Tırmanırken yolları süpüren genellikle genç insanlar görüyoruz. Bu tam bir süpürme sayılmaz, daha çok tozunu alıyorlar sanki. Ne yaptıklarını merak ediyor, soruyorum. Arkeoloji öğrencisi olduklarını, uygulama yaptıklarını öğreniyorum çocuklardan. Bir öğrenci hanım benim yadırgadığımı fark ediyor, ileride oturan birini işaret ediyor. "Öğretmenimiz o," diyor. Yaklaştığımda yerinden doğrulan genç öğretmen büyük bir nezaketle; "Daha sahada çok yeniler, işe alıştırıyoruz, " diyor.
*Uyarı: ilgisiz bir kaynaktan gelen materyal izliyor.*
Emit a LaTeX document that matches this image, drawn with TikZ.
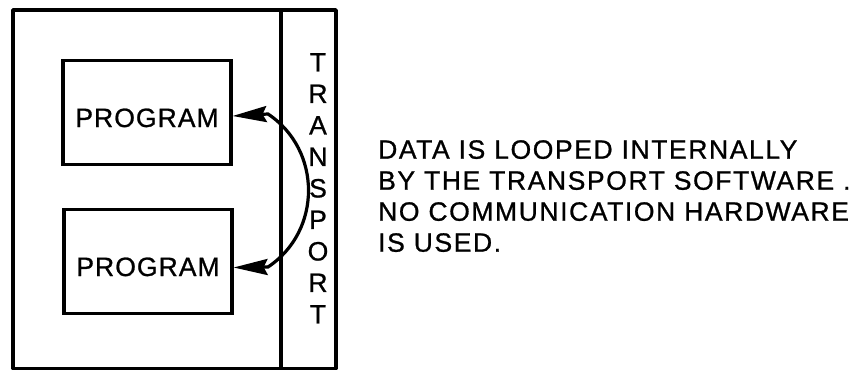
\documentclass[tikz,border=0pt]{standalone}
\usepackage{fontspec}
\setmainfont{Liberation Sans}
\usetikzlibrary{arrows.meta,calc}

% slightly heavier strokes for all lettering
\newcommand{\heavytype}[2]{\addfontfeature{FakeBold=0.9,LetterSpace=#2}\fontsize{26.5}{#1}\selectfont}

\tikzset{
  frame/.style={line width=3.4pt, line join=round},
  progbox/.style={draw, line width=3.2pt, minimum width=168pt, minimum height=104pt,
    inner sep=0pt, text height=29pt, text depth=0pt,
    font={\heavytype{30}{4}}},
  loop/.style={line width=3.2pt, {Stealth[length=34pt,width=16pt,inset=4pt]}-{Stealth[length=34pt,width=16pt,inset=4pt]}},
  column/.style={inner sep=0pt, align=center, font={\heavytype{31.5}{0}}},
  note/.style={inner sep=0pt, align=left, font={\heavytype{31}{6}}}
}

\begin{document}
\begin{tikzpicture}[x=1pt, y=-1pt]
  \useasboundingbox (0,0) rectangle (855,370);

  % host machine with its transport column
  \draw[frame] (13,10) rectangle (336,368.5);
  \draw[frame] (281,10) -- (281,368.5);

  % the two programs
  \node[progbox] (p1) at (147,112.5) {PROGRAM};
  \node[progbox] (p2) at (148,261.5) {PROGRAM};

  % transport label, stacked letter by letter
  \node[column, anchor=north] (transport) at (318,53) {T\\R\\A\\N\\S\\P\\O\\R\\T};

  % internal loop-back between the programs
  \coordinate (q1) at (268,114);
  \coordinate (q2) at (268,267);
  \draw[loop] ($(p1.east)+(0,3.5)$) -- (q1)
    .. controls (322,150) and (322,231) .. (q2) -- ($(p2.east)+(0,6)$);

  % explanatory note
  \node[note, anchor=north west] (note) at (378,140)
    {DATA IS LOOPED INTERNALLY\\BY THE TRANSPORT SOFTWARE .\\NO COMMUNICATION HARDWARE\\IS USED.};
\end{tikzpicture}
\end{document}
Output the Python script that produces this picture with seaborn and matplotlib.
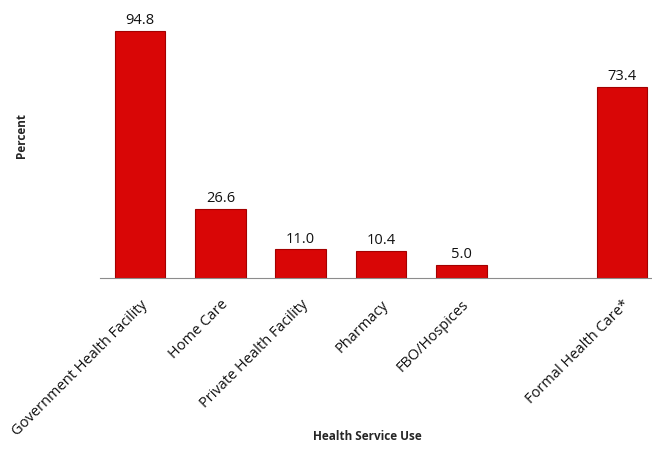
import pandas as pd
import matplotlib
matplotlib.use('Agg')
import matplotlib.pyplot as plt
import seaborn as sns

categories = ['Government Health Facility', 'Home Care', 'Private Health Facility',
              'Pharmacy', 'FBO/Hospices', 'Formal Health Care*']
percent = [94.8, 26.6, 11.0, 10.4, 5.0, 73.4]
# blank slot between FBO/Hospices and Formal Health Care*
order = ['Government Health Facility', 'Home Care', 'Private Health Facility',
         'Pharmacy', 'FBO/Hospices', ' ', 'Formal Health Care*']

df = pd.DataFrame({'service': categories, 'percent': percent})

sns.set_style('white')
plt.rcParams['font.family'] = ['Open Sans', 'DejaVu Sans']

fig = plt.figure(figsize=(6.52, 4.72), dpi=100)
ax = fig.add_axes([100/652, 194/472, 562/652, 260.6/472])

sns.barplot(data=df, x='service', y='percent', order=order, ax=ax,
            color='#D90606', edgecolor='#A30000', linewidth=0.8,
            width=0.63, saturation=1)

for c in ax.containers:
    ax.bar_label(c, fmt='%.1f', padding=2, fontsize=10.5, color='#111111')

ax.set_ylim(0, 100)
ax.set_xlim(-0.5, 6.5)
ax.set_yticks([])
for s in ['top', 'right', 'left']:
    ax.spines[s].set_visible(False)
ax.spines['bottom'].set_color('#8c8c8c')
ax.spines['bottom'].set_linewidth(0.8)

ax.set_xticks(range(7))
ax.set_xticklabels(order, rotation=45, ha='right', rotation_mode='anchor',
                   fontsize=10.5, color='#111111')
ax.tick_params(axis='x', which='major', length=0, pad=14)
ax.set_xticks([i - 0.5 for i in range(8)], minor=True)
ax.tick_params(axis='x', which='minor', length=5, color='#8c8c8c', width=0.8)

ax.set_xlabel('')
ax.set_ylabel('')
fig.text(367/652, 1 - 437/472, 'Health Service Use', ha='center', va='center',
         fontsize=8.5, fontweight='bold')
fig.text(22/652, 1 - 135/472, 'Percent', ha='center', va='center', rotation=90,
         fontsize=8.5, fontweight='bold')

fig.savefig('out.png', dpi=100)
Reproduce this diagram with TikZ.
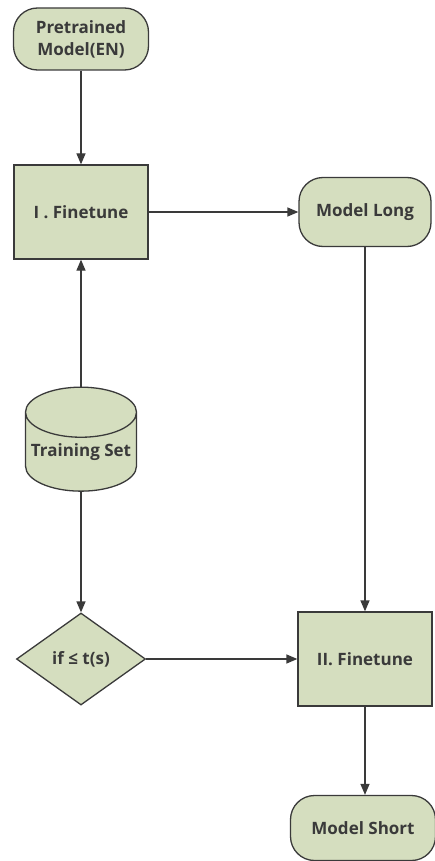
\documentclass[tikz,border=0pt]{standalone}
\usepackage{fontspec}
\setmainfont{Open Sans}
\usetikzlibrary{shapes.geometric,arrows.meta,positioning}
\definecolor{boxfill}{HTML}{D5DEBF}
\definecolor{boxline}{HTML}{3A3A3A}

\begin{document}
\begin{tikzpicture}[x=1pt,y=-1pt,
  every node/.style={font=\bfseries\fontsize{17}{22}\selectfont, text=boxline, inner sep=0pt},
  terminal/.style={rectangle, draw=boxline, fill=boxfill, line width=1.3pt, rounded corners=24pt, align=center},
  process/.style={rectangle, draw=boxline, fill=boxfill, line width=1.3pt},
  flow/.style={draw=boxline, line width=1.3pt, -{Triangle[length=11pt,width=9pt]}}]
\useasboundingbox (0,0) rectangle (434,861);

\node[terminal, minimum width=135pt, minimum height=62pt] (pretrained) at (81,39) {Pretrained\\Model(EN)};
\node[process, minimum width=134pt, minimum height=94pt] (fineone) at (81,212) {I . Finetune};
\node[terminal, minimum width=132pt, minimum height=69pt] (modellong) at (365,212) {Model Long};
\node[cylinder, shape border rotate=90, aspect=0.5, draw=boxline, fill=boxfill, line width=1.3pt,
      minimum width=111pt, minimum height=104pt] (trainset) at (81,452) {Training Set};
\node[diamond, draw=boxline, fill=boxfill, line width=1.3pt, minimum width=129pt, minimum height=92pt] (cond) at (81,659) {if ≤ t(s)};
\node[process, minimum width=134pt, minimum height=94pt] (finetwo) at (365,659) {II. Finetune};
\node[terminal, minimum width=145pt, minimum height=65pt] (modelshort) at (363,828) {Model Short};

\draw[flow] (pretrained) -- (fineone);
\draw[flow] (fineone) -- (modellong);
\draw[flow] (trainset.north -| fineone.south) -- (fineone.south);
\draw[flow] (trainset.south -| cond.north) -- (cond.north);
\draw[flow] (cond) -- (finetwo);
\draw[flow] (modellong.south -| finetwo.north) -- (finetwo);
\draw[flow] (finetwo) -- (modelshort.north -| finetwo.south);
\end{tikzpicture}
\end{document}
"Zekice, " diye düşünüyorum; öyle ya arkeolog önce tozu, taşı, toprağı sevmeli


  • Çıkış yolunun sonunda, kente girişe yaklaşıldığında Kuzey Hamamı , ağırlığı dengeleyen tonoz ve yan istinat duvarları yer alıyor. Ardından surlardan Agora Caddesine giriş için viraj alan yol. *


Orman her zaman verdiğini geri alır derler, terk edildikten sonra en az 1000 yıl geçtiğini düşünürsek, yolun hiçbir yerinde bunca zaman içinde ağaç büyümediğini fark edince o taşların döşenmekle kalmayıp yeraltında birbirine kilitli olduklarını ve bu ustalığın aynı zamanda Pergamon'un Bakırçay'ı gibi bir cansuyuna sahip olmayan Aigai için yağmur sularını tutmak ve yönlendirmek için ne kadar önemli olduğunu düşünüyorum.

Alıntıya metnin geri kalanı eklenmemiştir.